## Code that draws figures
* begin *
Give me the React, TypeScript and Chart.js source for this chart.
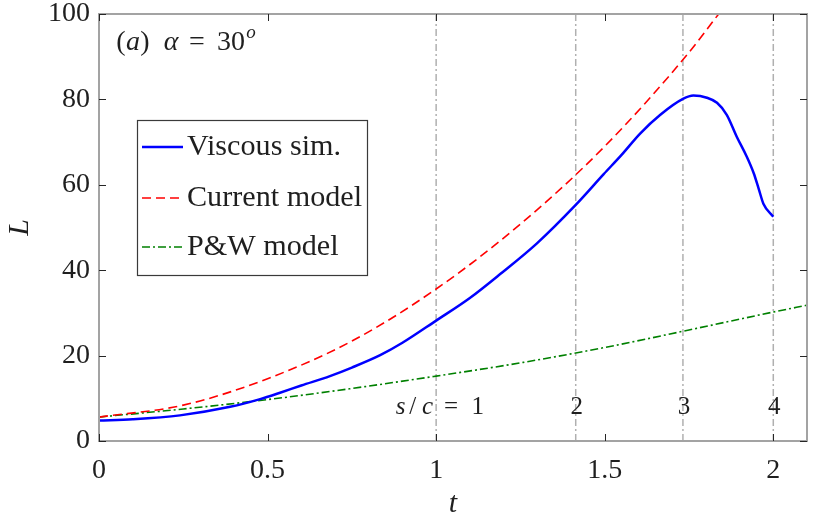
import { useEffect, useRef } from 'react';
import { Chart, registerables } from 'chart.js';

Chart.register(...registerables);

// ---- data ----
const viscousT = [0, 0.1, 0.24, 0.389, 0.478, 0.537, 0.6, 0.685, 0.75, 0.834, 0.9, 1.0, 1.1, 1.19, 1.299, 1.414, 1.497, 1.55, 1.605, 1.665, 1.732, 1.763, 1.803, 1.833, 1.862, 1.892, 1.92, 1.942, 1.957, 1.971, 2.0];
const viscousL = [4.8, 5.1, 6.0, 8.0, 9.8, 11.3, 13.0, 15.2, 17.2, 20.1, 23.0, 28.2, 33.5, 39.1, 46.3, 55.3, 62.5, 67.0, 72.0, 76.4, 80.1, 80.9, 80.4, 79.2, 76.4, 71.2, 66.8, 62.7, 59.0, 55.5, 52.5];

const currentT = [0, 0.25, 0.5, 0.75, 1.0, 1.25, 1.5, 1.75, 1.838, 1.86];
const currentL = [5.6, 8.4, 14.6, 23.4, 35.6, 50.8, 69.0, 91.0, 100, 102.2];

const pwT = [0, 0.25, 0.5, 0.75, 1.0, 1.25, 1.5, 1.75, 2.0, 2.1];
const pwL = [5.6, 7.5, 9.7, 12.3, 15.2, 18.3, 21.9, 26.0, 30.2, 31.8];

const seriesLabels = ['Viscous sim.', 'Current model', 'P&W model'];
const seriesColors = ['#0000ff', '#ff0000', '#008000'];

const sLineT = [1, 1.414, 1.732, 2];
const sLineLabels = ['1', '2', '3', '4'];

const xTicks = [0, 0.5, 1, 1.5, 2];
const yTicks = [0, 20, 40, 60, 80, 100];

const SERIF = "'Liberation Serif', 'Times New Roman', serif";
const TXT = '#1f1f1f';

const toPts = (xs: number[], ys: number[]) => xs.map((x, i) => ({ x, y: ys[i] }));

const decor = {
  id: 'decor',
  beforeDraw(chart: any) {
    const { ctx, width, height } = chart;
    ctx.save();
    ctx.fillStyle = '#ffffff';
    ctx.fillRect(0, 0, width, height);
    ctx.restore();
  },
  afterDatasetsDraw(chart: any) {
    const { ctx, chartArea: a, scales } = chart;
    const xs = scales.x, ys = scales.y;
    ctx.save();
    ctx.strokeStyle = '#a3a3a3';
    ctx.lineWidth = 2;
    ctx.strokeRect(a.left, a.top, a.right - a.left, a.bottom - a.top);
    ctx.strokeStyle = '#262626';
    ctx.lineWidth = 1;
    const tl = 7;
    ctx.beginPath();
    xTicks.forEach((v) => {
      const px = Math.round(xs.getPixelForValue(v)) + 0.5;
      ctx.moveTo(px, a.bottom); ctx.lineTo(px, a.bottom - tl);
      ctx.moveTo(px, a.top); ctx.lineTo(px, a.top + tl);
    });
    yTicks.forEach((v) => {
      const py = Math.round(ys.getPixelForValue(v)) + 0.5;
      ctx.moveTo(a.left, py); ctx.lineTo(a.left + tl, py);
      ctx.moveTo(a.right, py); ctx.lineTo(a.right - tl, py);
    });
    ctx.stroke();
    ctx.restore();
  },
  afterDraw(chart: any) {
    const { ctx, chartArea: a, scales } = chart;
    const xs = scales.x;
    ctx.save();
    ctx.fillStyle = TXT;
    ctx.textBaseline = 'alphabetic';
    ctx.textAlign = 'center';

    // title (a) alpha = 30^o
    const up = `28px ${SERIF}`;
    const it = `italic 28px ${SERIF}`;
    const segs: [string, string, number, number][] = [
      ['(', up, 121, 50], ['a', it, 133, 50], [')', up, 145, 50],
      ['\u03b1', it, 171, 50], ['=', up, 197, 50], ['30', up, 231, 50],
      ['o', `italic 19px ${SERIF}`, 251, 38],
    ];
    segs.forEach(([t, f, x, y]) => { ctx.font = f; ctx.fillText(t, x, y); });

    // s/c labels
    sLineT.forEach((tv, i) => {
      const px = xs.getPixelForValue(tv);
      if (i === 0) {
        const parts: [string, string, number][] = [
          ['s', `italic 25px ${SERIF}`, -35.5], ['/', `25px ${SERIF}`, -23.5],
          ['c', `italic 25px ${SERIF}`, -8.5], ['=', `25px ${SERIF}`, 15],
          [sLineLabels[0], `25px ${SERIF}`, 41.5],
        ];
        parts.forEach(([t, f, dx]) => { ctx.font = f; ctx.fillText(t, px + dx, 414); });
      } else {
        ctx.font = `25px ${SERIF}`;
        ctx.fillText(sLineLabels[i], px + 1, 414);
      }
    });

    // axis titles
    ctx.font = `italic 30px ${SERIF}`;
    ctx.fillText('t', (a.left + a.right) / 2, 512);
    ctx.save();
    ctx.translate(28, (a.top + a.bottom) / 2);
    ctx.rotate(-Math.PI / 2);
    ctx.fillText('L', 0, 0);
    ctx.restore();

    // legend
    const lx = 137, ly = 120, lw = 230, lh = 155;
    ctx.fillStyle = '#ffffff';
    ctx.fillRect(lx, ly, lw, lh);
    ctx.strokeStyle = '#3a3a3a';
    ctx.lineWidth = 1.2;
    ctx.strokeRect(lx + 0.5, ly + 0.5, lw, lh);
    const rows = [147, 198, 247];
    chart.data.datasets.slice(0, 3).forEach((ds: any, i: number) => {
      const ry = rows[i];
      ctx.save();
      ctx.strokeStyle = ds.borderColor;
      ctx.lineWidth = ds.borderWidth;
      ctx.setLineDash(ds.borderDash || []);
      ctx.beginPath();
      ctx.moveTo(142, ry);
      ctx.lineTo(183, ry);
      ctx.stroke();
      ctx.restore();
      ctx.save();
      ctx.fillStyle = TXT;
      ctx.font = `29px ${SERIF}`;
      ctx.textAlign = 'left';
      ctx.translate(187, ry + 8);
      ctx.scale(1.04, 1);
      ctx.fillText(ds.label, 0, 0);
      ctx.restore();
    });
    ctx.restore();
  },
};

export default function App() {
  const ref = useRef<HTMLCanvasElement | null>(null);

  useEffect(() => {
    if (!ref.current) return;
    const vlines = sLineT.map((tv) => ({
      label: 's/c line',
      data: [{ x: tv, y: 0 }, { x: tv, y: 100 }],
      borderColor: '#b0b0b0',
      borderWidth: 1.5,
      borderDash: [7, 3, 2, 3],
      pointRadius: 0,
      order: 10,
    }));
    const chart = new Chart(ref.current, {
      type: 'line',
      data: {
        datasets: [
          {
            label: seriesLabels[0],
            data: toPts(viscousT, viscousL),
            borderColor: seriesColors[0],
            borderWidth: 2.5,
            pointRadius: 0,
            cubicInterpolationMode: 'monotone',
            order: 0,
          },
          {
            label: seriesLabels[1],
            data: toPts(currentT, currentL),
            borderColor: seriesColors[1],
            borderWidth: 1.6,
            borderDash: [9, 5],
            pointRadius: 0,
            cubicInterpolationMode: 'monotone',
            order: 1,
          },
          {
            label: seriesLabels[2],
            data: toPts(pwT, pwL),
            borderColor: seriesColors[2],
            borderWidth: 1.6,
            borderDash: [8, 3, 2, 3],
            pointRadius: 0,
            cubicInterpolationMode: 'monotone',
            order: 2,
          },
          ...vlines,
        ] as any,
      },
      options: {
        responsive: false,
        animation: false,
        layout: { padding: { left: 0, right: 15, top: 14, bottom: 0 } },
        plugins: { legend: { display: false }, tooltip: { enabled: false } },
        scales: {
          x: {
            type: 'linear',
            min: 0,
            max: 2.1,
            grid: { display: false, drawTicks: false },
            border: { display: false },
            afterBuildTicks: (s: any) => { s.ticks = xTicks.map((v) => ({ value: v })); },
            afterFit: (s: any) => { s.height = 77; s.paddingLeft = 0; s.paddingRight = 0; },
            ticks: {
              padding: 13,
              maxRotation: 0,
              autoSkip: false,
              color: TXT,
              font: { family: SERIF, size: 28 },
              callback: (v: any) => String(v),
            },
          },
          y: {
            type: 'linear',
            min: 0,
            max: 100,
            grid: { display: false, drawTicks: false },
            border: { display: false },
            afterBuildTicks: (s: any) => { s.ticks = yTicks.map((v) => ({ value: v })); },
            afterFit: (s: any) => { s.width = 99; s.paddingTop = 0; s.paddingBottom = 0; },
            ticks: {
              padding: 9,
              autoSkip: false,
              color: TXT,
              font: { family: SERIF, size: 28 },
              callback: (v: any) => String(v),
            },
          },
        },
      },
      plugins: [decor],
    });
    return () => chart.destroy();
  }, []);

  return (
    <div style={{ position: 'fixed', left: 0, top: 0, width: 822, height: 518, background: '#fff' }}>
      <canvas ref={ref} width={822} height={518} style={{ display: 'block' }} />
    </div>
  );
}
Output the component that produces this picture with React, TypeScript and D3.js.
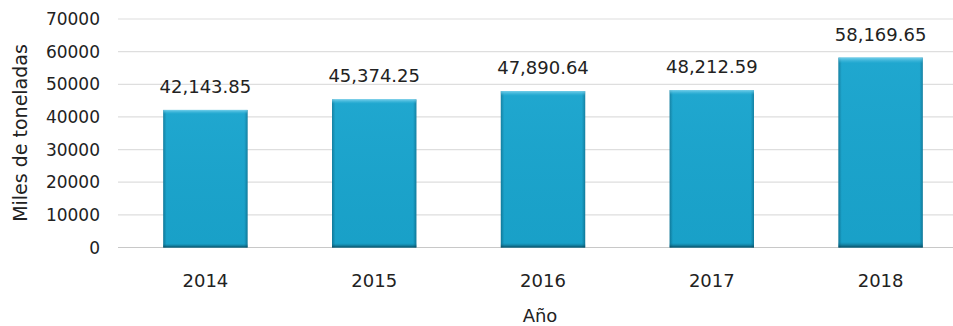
* end *
## Problem to solve
Your task is to reproduce exactly the lines from the start of the data above through the line containing "const toPts = (xs: number[], ys: number[])", leaving every picture out.

## Solution to this task
Give me the React, TypeScript and Chart.js source for this chart.
import { useEffect, useRef } from 'react';
import { Chart, registerables } from 'chart.js';

Chart.register(...registerables);

// ---- data ----
const viscousT = [0, 0.1, 0.24, 0.389, 0.478, 0.537, 0.6, 0.685, 0.75, 0.834, 0.9, 1.0, 1.1, 1.19, 1.299, 1.414, 1.497, 1.55, 1.605, 1.665, 1.732, 1.763, 1.803, 1.833, 1.862, 1.892, 1.92, 1.942, 1.957, 1.971, 2.0];
const viscousL = [4.8, 5.1, 6.0, 8.0, 9.8, 11.3, 13.0, 15.2, 17.2, 20.1, 23.0, 28.2, 33.5, 39.1, 46.3, 55.3, 62.5, 67.0, 72.0, 76.4, 80.1, 80.9, 80.4, 79.2, 76.4, 71.2, 66.8, 62.7, 59.0, 55.5, 52.5];

const currentT = [0, 0.25, 0.5, 0.75, 1.0, 1.25, 1.5, 1.75, 1.838, 1.86];
const currentL = [5.6, 8.4, 14.6, 23.4, 35.6, 50.8, 69.0, 91.0, 100, 102.2];

const pwT = [0, 0.25, 0.5, 0.75, 1.0, 1.25, 1.5, 1.75, 2.0, 2.1];
const pwL = [5.6, 7.5, 9.7, 12.3, 15.2, 18.3, 21.9, 26.0, 30.2, 31.8];

const seriesLabels = ['Viscous sim.', 'Current model', 'P&W model'];
const seriesColors = ['#0000ff', '#ff0000', '#008000'];

const sLineT = [1, 1.414, 1.732, 2];
const sLineLabels = ['1', '2', '3', '4'];

const xTicks = [0, 0.5, 1, 1.5, 2];
const yTicks = [0, 20, 40, 60, 80, 100];

const SERIF = "'Liberation Serif', 'Times New Roman', serif";
const TXT = '#1f1f1f';

const toPts = (xs: number[], ys: number[]) => xs.map((x, i) => ({ x, y: ys[i] }));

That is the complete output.